BEGIN EXTRACTED MATERIAL
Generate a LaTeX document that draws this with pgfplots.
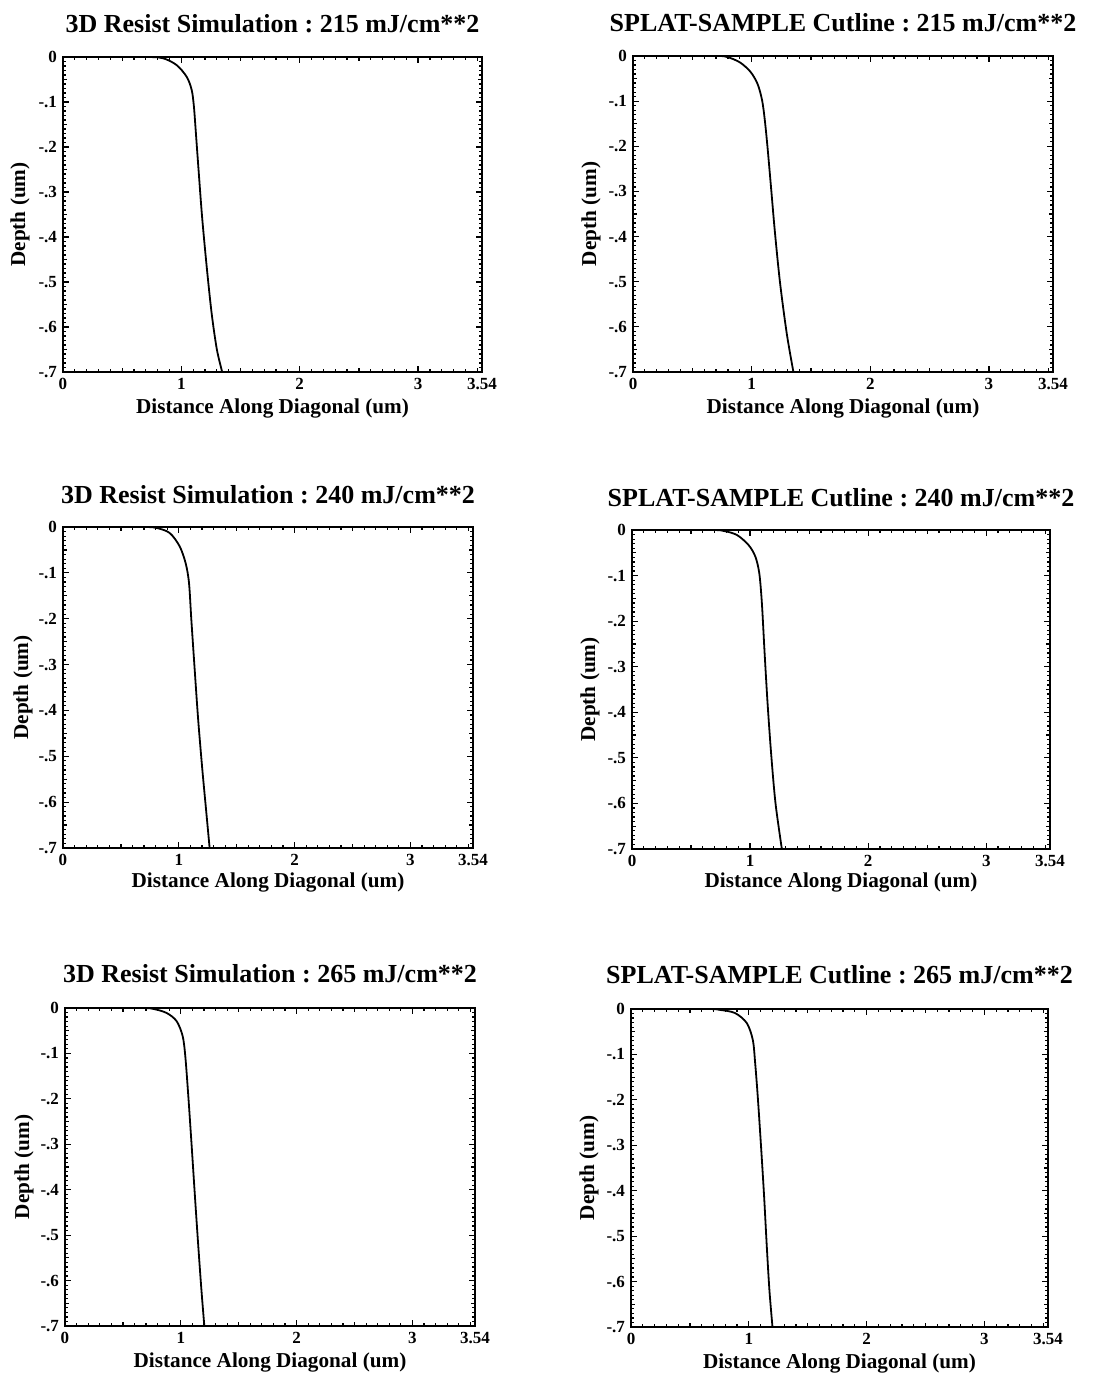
\documentclass[border=0pt]{standalone}
\usepackage{fontspec}
\setmainfont{Liberation Serif}
\usepackage{pgfplots}
\usepackage{pgfplotstable}
\pgfplotsset{compat=1.18}
\frenchspacing

% Resist profiles along the diagonal cutline (distance in um, depth in um)
\pgfplotstableread{
x y
0 0
0.70 0
0.847 -0.003
0.96 -0.018
1.045 -0.044
1.087 -0.073
1.106 -0.110
1.123 -0.170
1.145 -0.250
1.175 -0.355
1.214 -0.466
1.256 -0.570
1.300 -0.650
1.345 -0.70
}\simA
\pgfplotstableread{
x y
0 0
0.68 0
0.79 -0.002
0.90 -0.014
0.99 -0.035
1.050 -0.062
1.088 -0.098
1.110 -0.140
1.133 -0.200
1.163 -0.290
1.197 -0.393
1.240 -0.504
1.296 -0.615
1.352 -0.70
}\splatA
\pgfplotstableread{
x y
0 0
0.68 0
0.806 -0.002
0.921 -0.013
1.007 -0.042
1.059 -0.079
1.088 -0.122
1.108 -0.202
1.137 -0.311
1.167 -0.42
1.203 -0.529
1.235 -0.616
1.266 -0.70
}\simB
\pgfplotstableread{
x y
0 0
0.66 0
0.776 -0.002
0.889 -0.011
0.987 -0.033
1.044 -0.058
1.078 -0.095
1.100 -0.161
1.123 -0.270
1.148 -0.380
1.178 -0.490
1.215 -0.599
1.269 -0.70
}\splatB
\pgfplotstableread{
x y
0 0
0.65 0
0.763 -0.002
0.878 -0.011
0.964 -0.029
1.016 -0.062
1.039 -0.107
1.065 -0.195
1.094 -0.305
1.122 -0.415
1.151 -0.525
1.178 -0.621
1.203 -0.70
}\simC
\pgfplotstableread{
x y
0 0
0.64 0
0.757 -0.002
0.884 -0.009
0.983 -0.031
1.034 -0.068
1.054 -0.119
1.076 -0.193
1.104 -0.303
1.130 -0.413
1.153 -0.524
1.175 -0.619
1.201 -0.70
}\splatC

\newcommand\ttl{\fontsize{13}{15}\selectfont\bfseries}
\newcommand\lbl{\fontsize{10.6}{12}\selectfont\bfseries}

\pgfplotsset{
  cutline/.style={
    scale only axis,
    anchor=north west,
    xmin=0, xmax=3.54, ymin=-0.7, ymax=0,
    axis line style={line width=1.4pt},
    xtick={0,1,2,3,3.54},
    xticklabels={0,1,2,3,3.54},
    ytick={-0.7,-0.6,-0.5,-0.4,-0.3,-0.2,-0.1,0},
    yticklabels={-.7,-.6,-.5,-.4,-.3,-.2,-.1,0},
    minor xtick={0.1,0.2,0.3,0.4,0.6,0.7,0.8,0.9,1.1,1.2,1.3,1.4,1.6,1.7,1.8,1.9,2.1,2.2,2.3,2.4,2.6,2.7,2.8,2.9,3.1,3.2,3.3,3.4},
    minor ytick={-0.69,-0.68,...,-0.01},
    extra x ticks={0.5,1.5,2.5,3.5},
    extra x tick labels={},
    extra x tick style={major tick length=2pt},
    extra y ticks={-0.65,-0.55,-0.45,-0.35,-0.25,-0.15,-0.05},
    extra y tick labels={},
    extra y tick style={major tick length=2pt},
    major tick length=2.8pt,
    minor tick length=1.3pt,
    every tick/.style={black, line width=0.6pt},
    tick label style={font=\fontsize{8.5}{9}\selectfont\bfseries},
    xticklabel style={yshift=0.5pt},
    yticklabel style={xshift=0.5pt},
  },
  profile/.style={black, line width=0.9pt, smooth, tension=0.5},
}

\begin{document}
\begin{tikzpicture}
\path[use as bounding box] (0,0) rectangle (547.5pt,-687pt);

% top row: 215 mJ/cm**2
\begin{axis}[cutline, name=a1, at={(31.5pt,-28.5pt)}, width=209.5pt, height=157.5pt]
  \addplot[profile] table {\simA};
\end{axis}
\node[anchor=base, font=\ttl] at ([yshift=12pt]a1.north) {3D Resist Simulation : 215 mJ/cm**2};
\node[anchor=base, font=\lbl] at ([yshift=-21pt]a1.south) {Distance Along Diagonal (um)};
\node[rotate=90, font=\lbl] at ([xshift=-21.5pt]a1.west) {Depth (um)};

\begin{axis}[cutline, name=a2, at={(316.5pt,-28pt)}, width=210pt, height=158pt]
  \addplot[profile] table {\splatA};
\end{axis}
\node[anchor=base, font=\ttl] at ([yshift=12pt]a2.north) {SPLAT-SAMPLE Cutline : 215 mJ/cm**2};
\node[anchor=base, font=\lbl] at ([yshift=-21pt]a2.south) {Distance Along Diagonal (um)};
\node[rotate=90, font=\lbl] at ([xshift=-21pt]a2.west) {Depth (um)};

% middle row: 240 mJ/cm**2
\begin{axis}[cutline, name=b1, at={(31.5pt,-263.5pt)}, width=205pt, height=160.5pt]
  \addplot[profile] table {\simB};
\end{axis}
\node[anchor=base, font=\ttl] at ([yshift=12pt]b1.north) {3D Resist Simulation : 240 mJ/cm**2};
\node[anchor=base, font=\lbl] at ([yshift=-19.5pt]b1.south) {Distance Along Diagonal (um)};
\node[rotate=90, font=\lbl] at ([xshift=-20pt]b1.west) {Depth (um)};

\begin{axis}[cutline, name=b2, at={(316pt,-265pt)}, width=209pt, height=159.5pt]
  \addplot[profile] table {\splatB};
\end{axis}
\node[anchor=base, font=\ttl] at ([yshift=12pt]b2.north) {SPLAT-SAMPLE Cutline : 240 mJ/cm**2};
\node[anchor=base, font=\lbl] at ([yshift=-19.5pt]b2.south) {Distance Along Diagonal (um)};
\node[rotate=90, font=\lbl] at ([xshift=-21pt]b2.west) {Depth (um)};

% bottom row: 265 mJ/cm**2
\begin{axis}[cutline, name=c1, at={(32.5pt,-504pt)}, width=205pt, height=159pt]
  \addplot[profile] table {\simC};
\end{axis}
\node[anchor=base, font=\ttl] at ([yshift=13pt]c1.north) {3D Resist Simulation : 265 mJ/cm**2};
\node[anchor=base, font=\lbl] at ([yshift=-20.5pt]c1.south) {Distance Along Diagonal (um)};
\node[rotate=90, font=\lbl] at ([xshift=-20.5pt]c1.west) {Depth (um)};

\begin{axis}[cutline, name=c2, at={(315.5pt,-504.5pt)}, width=208.5pt, height=159pt]
  \addplot[profile] table {\splatC};
\end{axis}
\node[anchor=base, font=\ttl] at ([yshift=13pt]c2.north) {SPLAT-SAMPLE Cutline : 265 mJ/cm**2};
\node[anchor=base, font=\lbl] at ([yshift=-20.5pt]c2.south) {Distance Along Diagonal (um)};
\node[rotate=90, font=\lbl] at ([xshift=-21pt]c2.west) {Depth (um)};
\end{tikzpicture}
\end{document}
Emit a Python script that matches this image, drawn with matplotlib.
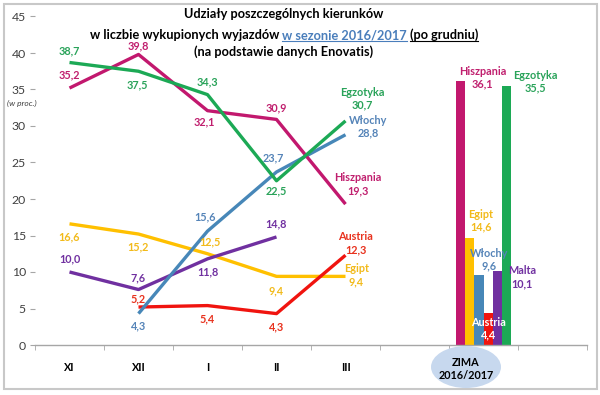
END EXTRACTED MATERIAL
### WHAT IS BEING ASKED
Check the records above line by line and tally those holding the string "this". Answer with the number only.

### ANSWER TO THE TASK
2